If we feed what we focus on, then it makes sense to take charge of that focus – a lot of what people take from Cognitive Hypnotherapy is the realisation that they’re not stuck being who they don’t enjoy, feeling out of control of their choices, or a slave to emotions that just seem to happen to them. Just learning to spend some time each day deliberately paying attention to what you have that you want more of, to the good feelings in the day that motivate you, and the states of mind that produce the best version of you can cause major changes in the amount of fun you have being you.
Not all of us will write books, but the one thing we can all be the author of is our own story – and this is one way to take a grip of the pen and choose how the plot is going to work out for you today.
sunil rajput says
Thanks for sharing Trevor. I look forward to reading the new book. A very inspiring piece of wisdom and practical too.
Congratulations on the completion of the new book and best of luck with the next! … I’m sure it will be a mountain worth climbing 🙂
Kausar says
Congratulations Trevor on your new book.
I agree with you entirely.
I had stopped doing the three gifts exercise thinking I am well trained now to look for the best – to the extent most of my family find it extremely ennoying a ‘good’ guide to my success in this area? 🙂
But with another challenging event in my life, I thought that before this starts to get me down I would restart replying to the happy rambles emails I had been ignoring.
I’m not strictly doing the three gifts as often I have many more things to be grateful for and happy about and as I keep meaning to keep a journal but….
I’m using it as a mini journal too, to log the progress, changes and improvements.
Thank you Quest for so much.
Merry Christmas and A very happy, healthy, prosperous New Year to You, Trevor, Bex, All Questies and all your loved ones.
Karen Mistlin says
Well said Trevor! and so many congratulations on publishing yet another book that can change people’s lives. I am loving the theme of your next project, incredibly valuable to educate and inform on “the bounce- ability factor” from a young age. I am still learning how to develop self resilience, I wish I had started earlier in life but better late than never!

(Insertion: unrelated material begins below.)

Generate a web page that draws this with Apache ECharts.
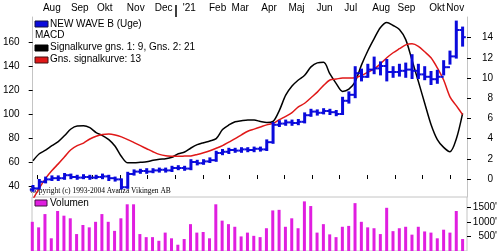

Thanks to you and Quest for the gifts you have given both in terms of education and care.
Happy writing!
Matthew Francis says
I bought this book after watching the BBC interview with Trevor on the 14th of February. It is such an interesting and insightful book that I bought another copy and sent it to my girlfriend. We have just started our relationship and it is really interesting to both be reading the book and discussing the content. Of course there is no guarantee that just because I’m an Owl (with a Dove coming close second) I will behave exactly as the book suggests, but it never the less appears to be pretty spot on with its behavioural predictions. The book is a joy to read and we have both learned a lot from it. Now we are discussing how we think and see love, and it is a really good way to start the relationship. Great work Trevor. I’m now going to look at getting some more of your books as I’ve enjoyed this one so much.